Queen Adesuyi, Policy Coordinator at the Drug Policy Alliance’s Office of National Affairs, seemed to sum up the feelings of many. According to Forbes, she said, “Black and brown people have been traumatized by our racist marijuana laws and, as the federal government embraces reform, our groups will make sure that any proposal will repair the damage done to those communities.”

One of those testifying was Baltimore City State’s Attorney Marilyn Mosby, who said that enforcement of marijuana laws has had bigger impact on poor communities and communities of color.

“There is no better illumination of this country’s failed War on Drugs than the city of Baltimore, Maryland,” she said. She has stopped prosecuting cases of marijuana possession in Baltimore.

A Growing Coalition

In addition to testimony, the subcommittee learned of the many groups that have signed on for marijuana law reform.

They include the ACLU, Center for American Progress, Center for Law and Social Policy, Drug Policy Alliance, Human Rights Watch, Immigrant Legal Resource Center, Lawyers’ Committee for Civil Rights Under Law, Leadership Conference on Civil & Human Rights, NORML and Students for Sensible Drug Policy.

Another issue has been expunging the records of those who have been arrested during the War on Drugs.
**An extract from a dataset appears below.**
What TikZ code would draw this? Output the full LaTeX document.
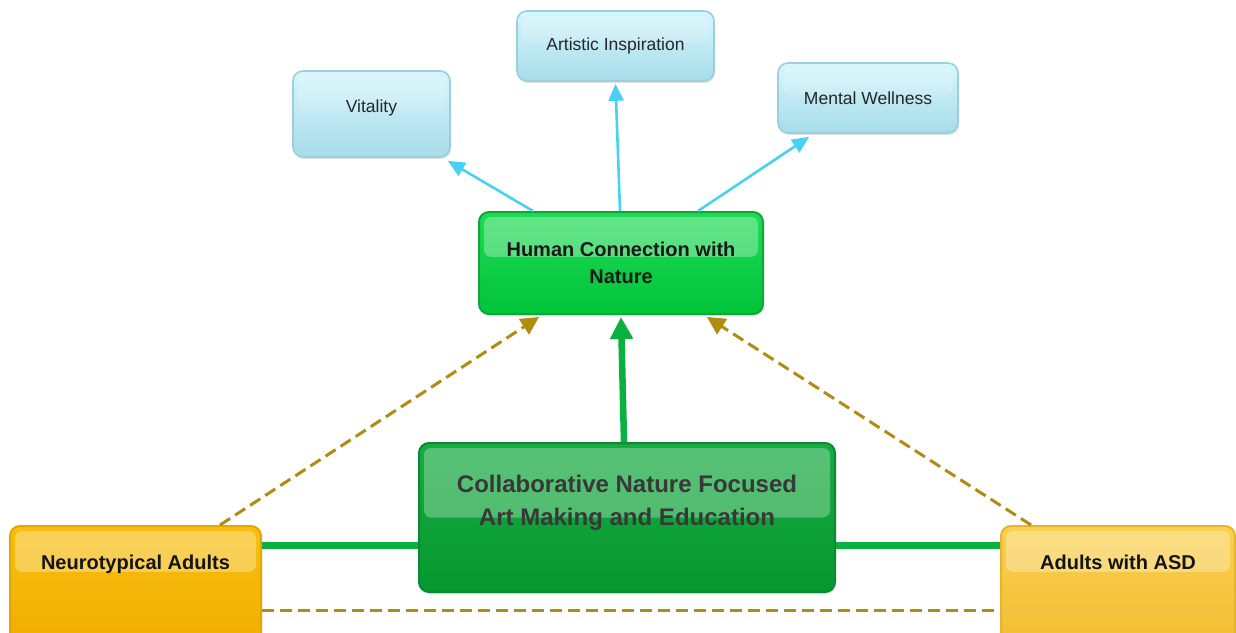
\documentclass[tikz,border=0pt]{standalone}
\usepackage{fontspec}
\setmainfont{Liberation Sans}
\usepackage{xcolor}
\usepackage{tikz}
\usetikzlibrary{arrows.meta,shadows,calc}

\definecolor{skytop}{HTML}{D8F6FC}
\definecolor{skybot}{HTML}{A6DCEA}
\definecolor{skyline}{HTML}{9CCFDD}
\definecolor{cyanarrow}{HTML}{48D2F2}
\definecolor{leaftop}{HTML}{1EDC55}
\definecolor{leafbot}{HTML}{00C43A}
\definecolor{leafline}{HTML}{12A63A}
\definecolor{foresttop}{HTML}{18AC42}
\definecolor{forestbot}{HTML}{06982F}
\definecolor{forestline}{HTML}{0A8A32}
\definecolor{linkgreen}{HTML}{0AB040}
\definecolor{goldtop}{HTML}{F8BE10}
\definecolor{goldbot}{HTML}{F0AE00}
\definecolor{goldline}{HTML}{E2A800}
\definecolor{sandtop}{HTML}{F9D050}
\definecolor{sandbot}{HTML}{F2BC30}
\definecolor{sandline}{HTML}{E6B430}
\definecolor{ochre}{HTML}{B08C12}

\tikzset{
  gloss/.style args={#1/#2}{path picture={\fill[white,opacity=#2,rounded corners=7pt]
      ([xshift=5pt,yshift=-5pt]path picture bounding box.north west) rectangle
      ($(path picture bounding box.north east)!#1!(path picture bounding box.south east)+(-5pt,0)$);}},
  box/.style={rounded corners=10pt,line width=2pt,inner sep=0pt,
      drop shadow={opacity=0.22,shadow xshift=1pt,shadow yshift=-2pt}},
  idea/.style={box,line width=1.6pt,draw=skyline,top color=skytop,bottom color=skybot,
      text=black!85,font=\fontsize{17.5}{21}\selectfont,gloss=0.45/0.15},
  hub/.style={box,draw=leafline,top color=leaftop,bottom color=leafbot,
      text=black!90,font=\fontsize{20}{27}\selectfont\bfseries,gloss=0.44/0.3},
  core/.style={box,draw=forestline,top color=foresttop,bottom color=forestbot,
      text=black!78,font=\fontsize{24}{33}\selectfont\bfseries,gloss=0.5/0.28},
  group/.style={box,font=\fontsize{20}{24}\selectfont\bfseries,text=black!92,
      text height=14pt,text depth=51pt,minimum width=#1,minimum height=124pt,gloss=0.37/0.3},
  feed/.style={cyanarrow,line width=2.6pt,-{Triangle[length=17pt,width=15pt]}},
  lift/.style={linkgreen,line width=6.5pt,-{Triangle[length=22pt,width=22pt]}},
  hint/.style={ochre,line width=3pt,dash pattern=on 12pt off 6pt},
  bond/.style={linkgreen,line width=7pt}
}

\begin{document}
\begin{tikzpicture}[x=1pt,y=-1pt]
      \useasboundingbox (0,0) rectangle (1236,632);

      \node[idea,minimum width=157pt,minimum height=86pt,text height=13pt,text depth=17pt] (vit) at (371.5,114) {Vitality};
      \node[idea,minimum width=197pt,minimum height=70pt] (art) at (615.5,46) {Artistic Inspiration};
      \node[idea,minimum width=180pt,minimum height=70pt] (mw) at (868,98) {Mental Wellness};

      \node[hub,align=center,minimum width=284pt,minimum height=102pt] (hc) at (621,263) {Human Connection with\\Nature};

      \node[core,minimum width=416pt,minimum height=149pt,text height=30pt,text depth=48pt] (cf) at (627,517.5)
        {\begin{tabular}{@{}c@{}}Collaborative Nature Focused\\Art Making and Education\end{tabular}};

      \node[group=251pt,draw=goldline,top color=goldtop,bottom color=goldbot] (nt) at (135.5,588) {Neurotypical Adults};
      \node[group=234pt,draw=sandline,top color=sandtop,bottom color=sandbot] (asd) at (1118,588) {Adults with ASD};

      \draw[feed] ([xshift=-88pt]hc.north) -- ([xshift=-3pt,yshift=-3pt]vit.south east);
      \draw[feed] ([xshift=-1pt]hc.north) -- ([yshift=-2pt]art.south);
      \draw[feed] ([xshift=77pt]hc.north) -- ([xshift=32pt,yshift=-3pt]mw.south west);

      \draw[lift] ([xshift=-3pt]cf.north) -- ([yshift=-2pt]hc.south);

      \draw[hint,-{Triangle[length=18pt,width=18pt]}] ([xshift=-42pt]nt.north east) -- ([xshift=61pt,yshift=-2pt]hc.south west);
      \draw[hint,-{Triangle[length=18pt,width=18pt]}] ([xshift=31pt]asd.north west) -- ([xshift=-57pt,yshift=-2pt]hc.south east);

      \coordinate (ntlink) at ([yshift=-20pt]nt.north east);
      \coordinate (asdlink) at ([yshift=-20pt]asd.north west);
      \draw[bond] (ntlink) -- (ntlink -| cf.west);
      \draw[bond] (cf.east |- asdlink) -- (asdlink);

      \coordinate (ntbase) at ([yshift=-85pt]nt.north east);
      \draw[hint] (ntbase) -- (ntbase -| asd.west);
\end{tikzpicture}
\end{document}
That is something that cities in California, including Oakland and San Francisco, started doing last year once recreational drugs became legal in that state.

Dr. David L. Nathan also testified. Nathan is the board president for Doctors for Cannabis Regulation. He said while doctors may disagree on the details of regulation, they “can no longer support a prohibition that has done so much damage to public health and personal liberty.”